Highlights of the last few days:
Chilean Graffiti
Valparaiso
Pablo Neruda's house in Valpo
The Valpo elevators
World Cup final
Pisco Sours (national drink of chile) they will put you on your ass and then you cannot get a bus back to Santiago because you are too drunk. Seriosly they would not let us on. Personal note: Be weary of Pisco in the future.

<><>LTD
Matt/Todd

Friday, July 9, 2010

Planning



Pictures: My buddy K-Korn chillin' on the plane, Mt. Rainer on my way to the airport.
Justin met me at the airport and totally saved my ass so I didn't have to struggle to get anywhere. It has been easy to not plan the trip knowing that Justin is down here and willing to take me under his wing to start. Having no plan is bothering me now. I started looking into skiing but Portillo only has a 27 inch base right now and that does not scream "come here now" to me so I am happy to spend a few days in Santiago and Valparaiso with JD. It is really nice to be able to hang out with my best friend from 1st grade after not seeing him for almost 2 years. He looks taller now that his has thinned down he looks like a new man.

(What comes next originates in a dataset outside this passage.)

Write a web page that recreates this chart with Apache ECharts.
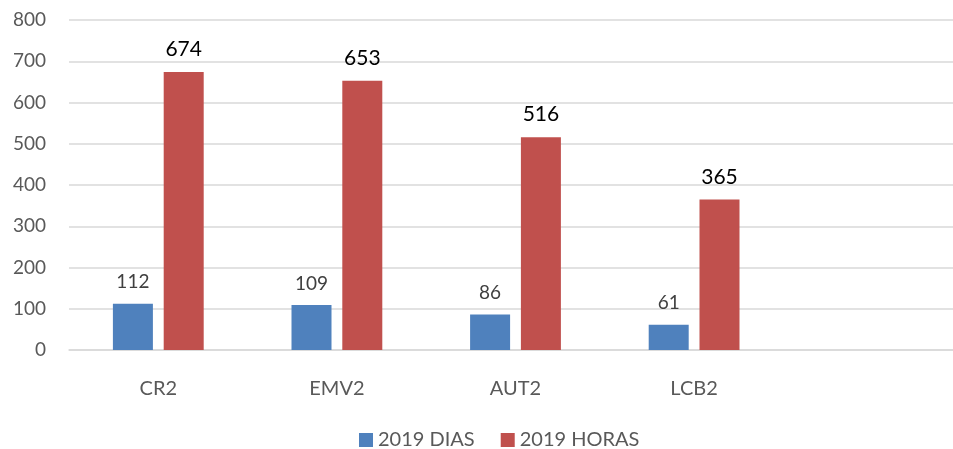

To the plans, Valpo for a day or two then start the ski adventure. I am going to try to make my way to all of these ski areas along the way and it is very expensive so I am going to need to be carefull how I spend my money. Carrying all this gear around is even more challenging than I anticipated it is so difficult to have two backpacks and 7 foot bag to drag around with you. We took the subway from the airport to Hostel Tales during moring rush hour and it was packed. Body to body with all of this gear, I couldn't believe we made it into the car, and once we did people at the next stop decided it was not full enough. That was my first experience in South America. Bed Time now so we can make it to Valparaiso in the morning. I am trying to get more pictures up soon.

I almost forgot about the mountains surrounding Santiago. They are the biggest mountains I have ever seen! It is like being surrounded by Mt. Rainier's. The Andes are no joke my friends they are massive. It is incredibly intimidating!!